Wednesday, February 5, 2014

WHITE COLLAR Doesn't Quite Sparkle Like a "Diamond"

Article first published as WHITE COLLAR Doesn't Quite Sparkle Like a "Diamond" on TheTVKing.

USA's White Collar's season finale, which aired this week, is called "Diamond Exchange." Rebecca / Rachel (Bridget Regan) poisons Mozzie (Willie Garson). She offers the antidote that can save his life in exchange for the diamond she came to town for. Peter (Tim DeKay) is determined to catch Rebecca before she gets away, but Neal (Matt Bomer) is more worried about his friend than his ex-lover.

The plot of the week, in which an ailing Mozzie helps Peter and Neal find the jewel, then Neal faces off against the woman who fooled him, is very good. It's got plenty of excitement, with guns and double-crosses and twists, as well as some emotional moments, with Elizabeth (Tiffani Thiessen) demanding care for Moz and Neal having to face Rebecca again. Plus, there's the mystery tied into the Masons, and this is really the culmination of a season-long arc.

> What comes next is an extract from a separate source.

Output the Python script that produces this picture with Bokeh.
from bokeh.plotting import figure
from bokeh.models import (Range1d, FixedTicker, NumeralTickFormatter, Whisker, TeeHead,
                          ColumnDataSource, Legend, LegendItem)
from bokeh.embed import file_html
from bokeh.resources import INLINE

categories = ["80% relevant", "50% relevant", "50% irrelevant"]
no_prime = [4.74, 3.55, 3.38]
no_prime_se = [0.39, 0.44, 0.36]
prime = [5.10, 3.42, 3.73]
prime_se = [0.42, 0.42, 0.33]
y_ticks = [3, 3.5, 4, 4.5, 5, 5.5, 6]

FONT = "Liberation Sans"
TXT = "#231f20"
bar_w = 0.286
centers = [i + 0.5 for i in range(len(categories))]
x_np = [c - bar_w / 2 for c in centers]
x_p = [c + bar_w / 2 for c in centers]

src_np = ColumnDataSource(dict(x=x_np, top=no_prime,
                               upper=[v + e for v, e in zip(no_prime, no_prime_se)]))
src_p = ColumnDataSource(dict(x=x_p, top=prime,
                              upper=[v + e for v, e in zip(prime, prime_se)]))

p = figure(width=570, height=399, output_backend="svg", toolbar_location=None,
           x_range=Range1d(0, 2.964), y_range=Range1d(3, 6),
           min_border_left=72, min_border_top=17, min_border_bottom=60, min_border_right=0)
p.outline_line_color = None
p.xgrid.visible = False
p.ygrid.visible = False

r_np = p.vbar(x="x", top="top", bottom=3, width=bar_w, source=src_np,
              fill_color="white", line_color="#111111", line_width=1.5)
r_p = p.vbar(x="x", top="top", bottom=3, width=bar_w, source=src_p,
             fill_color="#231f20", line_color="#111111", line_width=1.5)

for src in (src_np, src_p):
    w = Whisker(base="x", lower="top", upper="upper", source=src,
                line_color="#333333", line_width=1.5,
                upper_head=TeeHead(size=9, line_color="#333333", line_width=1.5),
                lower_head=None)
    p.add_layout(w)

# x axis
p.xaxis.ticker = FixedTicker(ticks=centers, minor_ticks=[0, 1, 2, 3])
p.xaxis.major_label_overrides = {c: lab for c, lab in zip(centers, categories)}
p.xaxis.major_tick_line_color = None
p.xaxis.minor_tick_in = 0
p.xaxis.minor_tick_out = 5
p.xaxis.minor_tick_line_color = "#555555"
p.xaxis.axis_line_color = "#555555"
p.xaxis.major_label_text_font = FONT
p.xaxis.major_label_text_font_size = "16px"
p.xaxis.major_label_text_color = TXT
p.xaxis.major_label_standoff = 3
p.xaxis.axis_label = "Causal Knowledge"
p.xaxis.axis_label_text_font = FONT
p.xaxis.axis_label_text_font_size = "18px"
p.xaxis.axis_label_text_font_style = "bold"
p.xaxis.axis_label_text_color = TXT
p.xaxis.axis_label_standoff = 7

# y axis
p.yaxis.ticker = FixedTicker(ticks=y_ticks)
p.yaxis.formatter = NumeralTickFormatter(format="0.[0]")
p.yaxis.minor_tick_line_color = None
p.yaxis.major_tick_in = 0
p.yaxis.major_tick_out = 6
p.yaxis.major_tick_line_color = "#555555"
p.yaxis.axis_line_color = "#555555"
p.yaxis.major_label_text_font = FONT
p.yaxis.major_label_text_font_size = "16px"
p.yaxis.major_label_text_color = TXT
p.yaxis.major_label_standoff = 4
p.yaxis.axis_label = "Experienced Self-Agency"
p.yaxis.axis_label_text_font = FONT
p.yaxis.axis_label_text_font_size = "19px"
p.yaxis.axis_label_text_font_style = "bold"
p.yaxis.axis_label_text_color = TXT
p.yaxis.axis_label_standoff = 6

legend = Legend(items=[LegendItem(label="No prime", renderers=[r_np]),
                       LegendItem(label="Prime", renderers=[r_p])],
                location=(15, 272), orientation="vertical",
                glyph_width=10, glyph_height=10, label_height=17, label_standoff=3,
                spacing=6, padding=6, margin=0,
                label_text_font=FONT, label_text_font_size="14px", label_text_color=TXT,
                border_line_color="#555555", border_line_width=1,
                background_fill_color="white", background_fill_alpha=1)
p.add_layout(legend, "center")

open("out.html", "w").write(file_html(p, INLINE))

At times, White Collar has veered way too far into the procedural realm. However, this story involving Rebecca and the diamond seems to strike a nice balance. Many of the installments do contain an immediate crisis that is tied up within the hour, but there is also a compelling serial narrative that forces character development for the series leads, and so "Diamond Exchange" is a satisfying way to finish up a good run.

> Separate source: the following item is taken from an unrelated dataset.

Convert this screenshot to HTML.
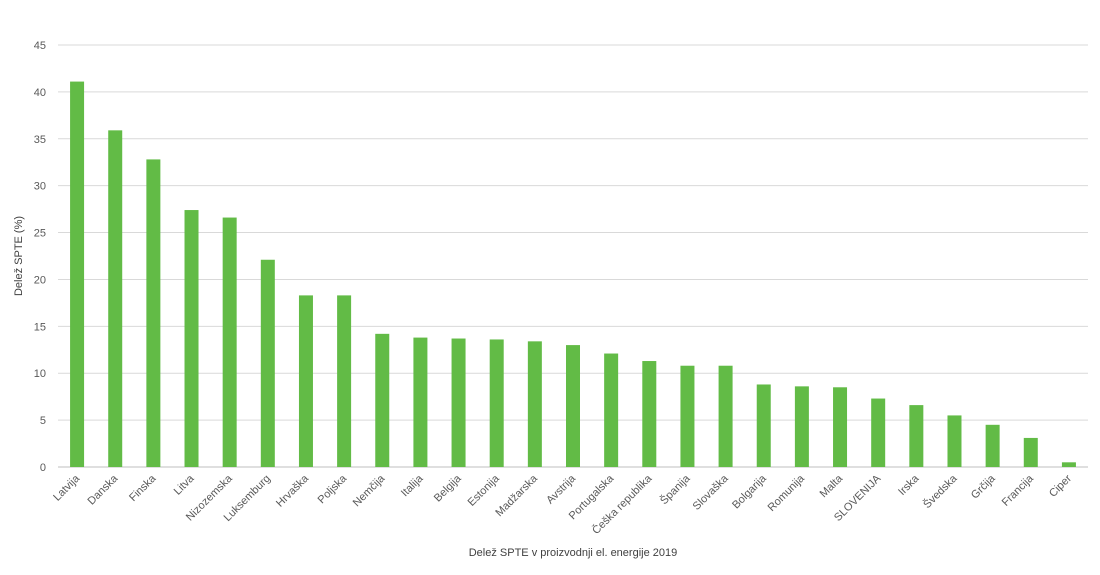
<!DOCTYPE html>
<html><head><meta charset="utf-8"><style>
body{margin:0;background:#fff;}
svg{display:block;font-family:"Liberation Sans",sans-serif;}
</style></head><body>
<svg id="chart" width="1100" height="575" viewBox="0 0 1100 575" xmlns="http://www.w3.org/2000/svg">
<g id="grid"></g>
<g id="yticks"></g>
<g id="bars"></g>
<g id="xlabels"></g>
<text transform="translate(22,256) rotate(-90)" text-anchor="middle" font-size="11" fill="#404040">Delež SPTE (%)</text>
<text x="573" y="556" text-anchor="middle" font-size="11" fill="#404040">Delež SPTE v proizvodnji el. energije 2019</text>
</svg>
<script>
const categories=["Latvija","Danska","Finska","Litva","Nizozemska","Luksemburg","Hrvaška","Poljska","Nemčija","Italija","Belgija","Estonija","Madžarska","Avstrija","Portugalska","Češka republika","Španija","Slovaška","Bolgarija","Romunija","Malta","SLOVENIJA","Irska","Švedska","Grčija","Francija","Ciper"];
const values=[41.1,35.9,32.8,27.4,26.6,22.1,18.3,18.3,14.2,13.8,13.7,13.6,13.4,13.0,12.1,11.3,10.8,10.8,8.8,8.6,8.5,7.3,6.6,5.5,4.5,3.1,0.5];
const yTicks=[0,5,10,15,20,25,30,35,40,45];
const NS="http://www.w3.org/2000/svg";
const L=58,R=1088,Y0=467,Y1=45,YMAX=45;
const y=v=>Y0-(v/YMAX)*(Y0-Y1);
const step=(R-L)/categories.length;
const x=i=>L+step*(i+0.5);
const grid=document.getElementById('grid'),yt=document.getElementById('yticks'),bars=document.getElementById('bars'),xl=document.getElementById('xlabels');
yTicks.forEach(t=>{
 const ln=document.createElementNS(NS,'line');
 
 
 ln.setAttribute('x1',L);ln.setAttribute('x2',R);ln.setAttribute('y1',y(t));ln.setAttribute('y2',y(t));
 ln.setAttribute('stroke',t===0?'#bfbfbf':'#d9d9d9');ln.setAttribute('stroke-width','1');
 grid.appendChild(ln);
 const tx=document.createElementNS(NS,'text');
 
 
 tx.setAttribute('x',46);tx.setAttribute('y',y(t)+4);tx.setAttribute('text-anchor','end');
 tx.setAttribute('font-size','11');tx.setAttribute('fill','#595959');tx.textContent=t;
 yt.appendChild(tx);
});
categories.forEach((c,i)=>{
 const r=document.createElementNS(NS,'rect');
 
 
 r.setAttribute('x',x(i)-7);r.setAttribute('width',14);
 r.setAttribute('y',y(values[i]));r.setAttribute('height',Y0-y(values[i]));
 r.setAttribute('fill','#62bb46');
 bars.appendChild(r);
 const t=document.createElementNS(NS,'text');
 
 
 t.setAttribute('transform','translate('+(x(i)+3)+','+(Y0+12)+') rotate(-45)');
 t.setAttribute('text-anchor','end');t.setAttribute('font-size','11');t.setAttribute('fill','#595959');
 t.textContent=c;xl.appendChild(t);
});
</script>
</body></html>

This season finale also serves the supporting characters better than many other episodes. Elizabeth gets terrific moments with both Mozzie and Peter. Jones (Sharif Atkins) and Diana (Marsha Thomason) are instrumental in saving Mozzie's life on their own volition, demonstrating the dysfunctional family that has been built. Working more of this type of thing in more often, as this season seemed to do better than the last one, will only benefit the series as a whole.

Neal's love life is fraught with drama. Since Peter is happily married, I guess it makes sense for the other main character to go through a few trials over the course of the series. It's still heartbreaking, though, to see Neal lose woman after woman that he cares about, Neal being a soulful man that deserves someone who will treat him right. Rebecca's betrayal, fooling Neal about who she really is, is something he can't forgive, and the latest pain he will have trouble getting over.

When will Neal give up? He keeps getting together with the wrong girls. Some of them are nice, but none of them are right for him, and always end up costing him. Might he stop trying altogether, or will the right person finally come alone?

When considering the proper gal, it must be someone who respects Neal's talents, but encourages him to stay on the just side of the law, unlike, say, Mozzie. In order for White Collar to have any type of happy ending, Neal must not fall back into his criminal ways. He has to escape his past and become the man viewers and Peter know he can be.

Neal's resolution to stay on the straight and narrow wavers during this season, but he seems fully committed to it in "Diamond Exchange," at least until the FBI screws him over by deciding he's too valuable an asset to grant him the release he has earned. First of all, why can't they just make his release conditional upon him staying on for awhile, sort of a probationary period? Secondly, why isn't the writing consistent with Neal in whether he'll do good or not?

I understand that Neal is a criminal, but Peter, who knows him better than anyone and is a great judge of character, thinks Neal can be a contributing member of society. This, despite Neal's flirting with going back to the dark side. What this means to me is that Neal may not really have wanted to be on the lamb again, no matter what he may have told Moz in earlier episodes. But it's the inconsistency surrounding Neal's conscience that has made this season a touch weaker than previous ones.

It's hard to deny the ending of "Diamond Exchange" is powerful. Neal is kidnapped by unknown assailants, presumably to help them do illegal things, and a time where some in the FBI suspect Neal has escaped for his own purposes. In this way, we get to see Neal use his talents again, but without having to blame him for screwing up, and Peter's faith in him will be tested. If White Collar is smart, though, we'll see Neal genuinely considering siding with the villains, even if he's being held against his will, which he'll surely balk at, so this part of his growth can be settled.

Also, ignorant of Neal's disappearance, Peter decides to stay in New York for Neal, despite the fact that Elizabeth is taking a job in D.C. It's understandable that Peter wants to help Neal, but he should understand that the National Gallery is Elizabeth's dream job and spouse always comes before buddy. It helps the premise for Peter to stay, especially as he can more easily stage a rescue of Neal, but this has got to have lasting consequences for his marriage.

I enjoy White Collar quite a bit, even if it one of USA's fluffier works. I do think it should end before it grows stale, though. Given the precarious positions Neal and Peter are both in, professionally, morally, and in their loves lives, it may be time to start to wrap things up. We can only have them at odds so many times before either their partnership or their betrayal start to seem false. It hasn't reached that point yet, but tying it up in the next year or two may be a wise move.

White Collar has been yet been renewed, but will likely return to USA in late 2014.